Oh, had I but the power, I, I would do it.
THE SHIP OF HIERO.
“We find an ample but interesting description, in Athenæus, of a magnificent and prodigious galley, that had twenty benches of rowers, contained an extraordinary number of persons, and was not only provided with dreadful means of assault, but with all that could delight the mind, and charm the sense. Baths of bronze and of Taurominian marble, stables, a gymnasium, small gardens planted with various trees and watered by pipes, the twining vine and ivy, a library, and a sun-dial, were all in this galley. It had three decks; the second of which was inlaid with variegated mosaic-work, containing the whole history of Homer’s Iliad. Every necessary for repose by night, and banqueting by day, was provided with a regal luxury.
“As much timber was brought from the forest of Ætna, for the building of this galley, as would have sufficed for sixty ordinary galleys. It had three masts; and, on the upper deck, it was fortified round with a wall, and eight towers like a citadel. Each of the towers contained four combatants, completely armed, and two archers. Within, the towers were provided with missiles and stones, and on the walls stood a kind of artillery-machine, invented by Archimedes, which threw stones of three hundred-weight, and a lance twelve ells in length, to the distance of a stadium, or six hundred feet.
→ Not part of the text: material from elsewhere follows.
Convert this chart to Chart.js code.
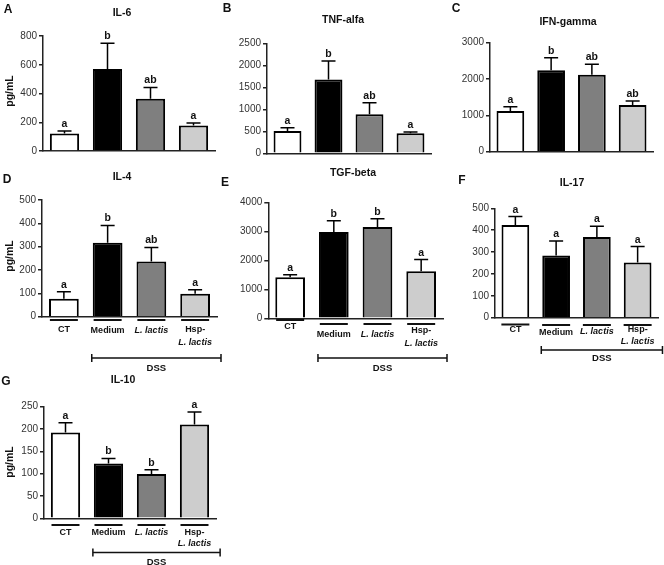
<!DOCTYPE html>
<html>
<head>
<meta charset="utf-8">
<script src="https://cdn.jsdelivr.net/npm/chart.js@4.4.1/dist/chart.umd.min.js"></script>
<style>
html, body { margin: 0; padding: 0; background: #fff; }
#fig { position: relative; width: 664px; height: 565px; overflow: hidden; }
#fig canvas { position: absolute; }
</style>
</head>
<body>
<div id="fig"></div>
<script>
// groups and bar fills
const groups = ['CT', 'Medium', 'L. lactis', 'Hsp-L. lactis'];
const barColors = ['#ffffff', '#000000', '#7f7f7f', '#cdcdcd'];

// cytokine means, SEM (pg/mL) and stats letters
const il6 = [121, 570, 363, 177];
const il6Sem = [19, 179, 79, 18];
const il6Letters = ['a', 'b', 'ab', 'a'];

const tnf = [505, 1680, 885, 455];
const tnfSem = [75, 415, 265, 30];
const tnfLetters = ['a', 'b', 'ab', 'a'];

const ifn = [1120, 2245, 2120, 1285];
const ifnSem = [120, 340, 290, 110];
const ifnLetters = ['a', 'b', 'ab', 'ab'];

const il4 = [77, 317, 236, 98];
const il4Sem = [30, 74, 61, 18];
const il4Letters = ['a', 'b', 'ab', 'a'];

const tgf = [1415, 2975, 3145, 1625];
const tgfSem = [85, 390, 285, 400];
const tgfLetters = ['a', 'b', 'b', 'a'];

const il17 = [424, 284, 369, 252];
const il17Sem = [38, 66, 49, 73];
const il17Letters = ['a', 'a', 'a', 'a'];

const il10 = [192, 123, 99, 210];
const il10Sem = [22, 11, 10, 28];
const il10Letters = ['a', 'b', 'b', 'a'];

const FONT = '"Liberation Sans", Arial, sans-serif';
const YW = 36;

// box = canvas [x, y, w, h], area = plot [left, top, right, bottom] in page px
const panels = [
  { id: 'A', title: 'IL-6', mean: il6, sem: il6Sem, letters: il6Letters, max: 800, step: 200,
    box: [0, 0, 222, 165], area: [43, 36, 215, 151], letterAt: [8, 10], titleAt: [122, 13], ylabelAt: [10, 91] },
  { id: 'B', title: 'TNF-alfa', mean: tnf, sem: tnfSem, letters: tnfLetters, max: 2500, step: 500,
    box: [220, 0, 220, 165], area: [267, 43.3, 431, 153.3], letterAt: [227, 9], titleAt: [343, 20] },
  { id: 'C', title: 'IFN-gamma', mean: ifn, sem: ifnSem, letters: ifnLetters, max: 3000, step: 1000,
    box: [440, 0, 224, 165], area: [490, 42.7, 653, 151.7], letterAt: [456, 9], titleAt: [568, 22] },
  { id: 'D', title: 'IL-4', mean: il4, sem: il4Sem, letters: il4Letters, max: 500, step: 100,
    box: [0, 165, 230, 215], area: [42, 200, 217, 316.7], letterAt: [7, 180], titleAt: [122, 177], ylabelAt: [10, 256],
    under: [320, 320, 320, 320], labelY: [330, 330.5, 330.5, 330], line2Y: 343, bracketY: 358, dssY: 368 },
  { id: 'E', title: 'TGF-beta', mean: tgf, sem: tgfSem, letters: tgfLetters, max: 4000, step: 1000,
    box: [220, 165, 235, 215], area: [268.3, 202.3, 443, 318.3], letterAt: [225, 183], titleAt: [353, 173],
    under: [320, 324, 324, 324], labelY: [326.5, 335, 335, 331], line2Y: 344, bracketY: 358, dssY: 368 },
  { id: 'F', title: 'IL-17', mean: il17, sem: il17Sem, letters: il17Letters, max: 500, step: 100,
    box: [440, 165, 224, 200], area: [495, 208.3, 658, 317.7], letterAt: [462, 181], titleAt: [572, 183],
    under: [324.5, 325, 325, 325], labelY: [330, 333, 332, 330], line2Y: 341.5, bracketY: 350, dssY: 358 },
  { id: 'G', title: 'IL-10', mean: il10, sem: il10Sem, letters: il10Letters, max: 250, step: 50,
    box: [0, 365, 230, 200], area: [44, 406.7, 216, 518.3], letterAt: [6, 382], titleAt: [123, 380], ylabelAt: [10, 462],
    under: [525, 525, 525, 525], labelY: [533, 533, 533, 533], line2Y: 543.5, bracketY: 552.5, dssY: 562 }
];

function labelLines(name) {
  if (name.startsWith('Hsp-')) return ['Hsp-', name.slice(4)];
  return [name];
}

function panelPlugin(p) {
  const ox = p.box[0], oy = p.box[1];
  return {
    id: 'panel' + p.id,
    afterDatasetsDraw(chart) {
      const ctx = chart.ctx, y = chart.scales.y;
      ctx.save();
      ctx.strokeStyle = '#000';
      ctx.lineWidth = 1.5;
      ctx.fillStyle = '#111';
      ctx.font = 'bold 10.5px ' + FONT;
      ctx.textAlign = 'center';
      chart.getDatasetMeta(0).data.forEach((bar, i) => {
        const top = y.getPixelForValue(p.mean[i] + p.sem[i]);
        ctx.beginPath();
        ctx.moveTo(bar.x, bar.y);
        ctx.lineTo(bar.x, top);
        ctx.moveTo(bar.x - 7, top);
        ctx.lineTo(bar.x + 7, top);
        ctx.stroke();
        ctx.fillText(p.letters[i], bar.x, top - 4);
      });
      ctx.restore();
    },
    afterDraw(chart) {
      const ctx = chart.ctx;
      ctx.save();
      ctx.fillStyle = '#111';
      ctx.textAlign = 'center';
      ctx.textBaseline = 'middle';
      ctx.font = 'bold 12px ' + FONT;
      ctx.fillText(p.id, p.letterAt[0] - ox, p.letterAt[1] - oy);
      ctx.font = 'bold 10.5px ' + FONT;
      ctx.fillText(p.title, p.titleAt[0] - ox, p.titleAt[1] - oy);
      if (p.ylabelAt) {
        ctx.save();
        ctx.translate(p.ylabelAt[0] - ox, p.ylabelAt[1] - oy);
        ctx.rotate(-Math.PI / 2);
        ctx.fillText('pg/mL', 0, 0);
        ctx.restore();
      }
      if (p.under) {
        const bars = chart.getDatasetMeta(0).data;
        ctx.strokeStyle = '#111';
        ctx.lineWidth = 2;
        bars.forEach((bar, i) => {
          const uy = p.under[i] - oy;
          ctx.beginPath();
          ctx.moveTo(bar.x - 14, uy);
          ctx.lineTo(bar.x + 14, uy);
          ctx.stroke();
          labelLines(groups[i]).forEach((t, k) => {
            ctx.font = (t.includes('lactis') ? 'italic bold 9px ' : 'bold 9px ') + FONT;
            ctx.fillText(t, bar.x, (k === 0 ? p.labelY[i] : p.line2Y) - oy);
          });
        });
        // DSS bracket
        const x1 = bars[1].x - bars[1].width / 2 - 1;
        const x2 = bars[3].x + bars[3].width / 2 + 11;
        const by = p.bracketY - oy;
        ctx.lineWidth = 1.5;
        ctx.beginPath();
        ctx.moveTo(x1, by); ctx.lineTo(x2, by);
        ctx.moveTo(x1, by - 4); ctx.lineTo(x1, by + 4);
        ctx.moveTo(x2, by - 4); ctx.lineTo(x2, by + 4);
        ctx.stroke();
        ctx.font = 'bold 9.5px ' + FONT;
        ctx.fillText('DSS', (x1 + x2) / 2, p.dssY - oy);
      }
      ctx.restore();
    }
  };
}

const fig = document.getElementById('fig');
panels.forEach(p => {
  const b = p.box, a = p.area;
  const cv = document.createElement('canvas');
  cv.width = b[2];
  cv.height = b[3];
  cv.style.left = b[0] + 'px';
  cv.style.top = b[1] + 'px';
  cv.style.width = b[2] + 'px';
  cv.style.height = b[3] + 'px';
  fig.appendChild(cv);

  new Chart(cv, {
    type: 'bar',
    data: {
      labels: groups,
      datasets: [{
        data: p.mean,
        backgroundColor: barColors,
        borderColor: '#000',
        borderWidth: 2,
        categoryPercentage: 1,
        barPercentage: 0.68
      }]
    },
    options: {
      responsive: false,
      animation: false,
      devicePixelRatio: 1,
      layout: {
        padding: {
          left: a[0] - b[0] - YW,
          top: a[1] - b[1],
          right: b[0] + b[2] - a[2],
          bottom: b[1] + b[3] - a[3]
        }
      },
      plugins: { legend: { display: false }, tooltip: { enabled: false } },
      scales: {
        x: {
          grid: { display: false },
          ticks: { display: false },
          border: { color: '#222', width: 1.5 },
          afterFit(s) { s.height = 0; }
        },
        y: {
          min: 0,
          max: p.max,
          ticks: {
            stepSize: p.step,
            font: { family: FONT, size: 10 },
            color: '#333',
            padding: 2,
            callback: v => String(v)
          },
          grid: { drawOnChartArea: false, drawTicks: true, tickLength: 4, color: '#222', lineWidth: 1.5 },
          border: { color: '#222', width: 1.5 },
          afterFit(s) { s.width = YW; }
        }
      }
    },
    plugins: [panelPlugin(p)]
  });
});
</script>
</body>
</html>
“Each side of the wall was provided with sixty young men, well armed; and there were shooters even in the mast-cages.[22] Round the upper deck was an iron rim; where there were machines placed which would act immediately against an enemy’s ship, hold it fast, and draw it to the galley. A tree sufficiently large for the mainmast was long sought for in vain, till a hog-driver found one in Brettia, or Bruttium, the present South Calabria. The lower deck could be pumped by a single man, with the aid of a machine which the Greeks called κοχλίον, the Latins cochlea, and which we, after its inventor, name the screw of Archimedes.
“When the wonderful work was completed, it was discovered that some of the havens of Hiero would not contain it, and that in others it was not safe. Hiero therefore sent the galley to King Ptolemy (Ptolomæus Philadelphus, I suppose), as a present, to Alexandria.
“You will pardon me this borrowed but abbreviated description, taken from Athenæus, as it appears to me not only interesting in itself, but usefully instructive to those who have formed no just idea of the mechanics of the ancients. To such persons, I recommend the chapter in Athenæus which contains this description, as well as others, in which greater ships of the Ptolemies are described; and of one which was built by Ptolomæus Philopater, that, rowers and warriors included, could contain seven thousand men.”—Stolberg’s Travels through Germany, Switzerland, Italy, and Sicily (translated by Holcroft), vol. iv. p. 177.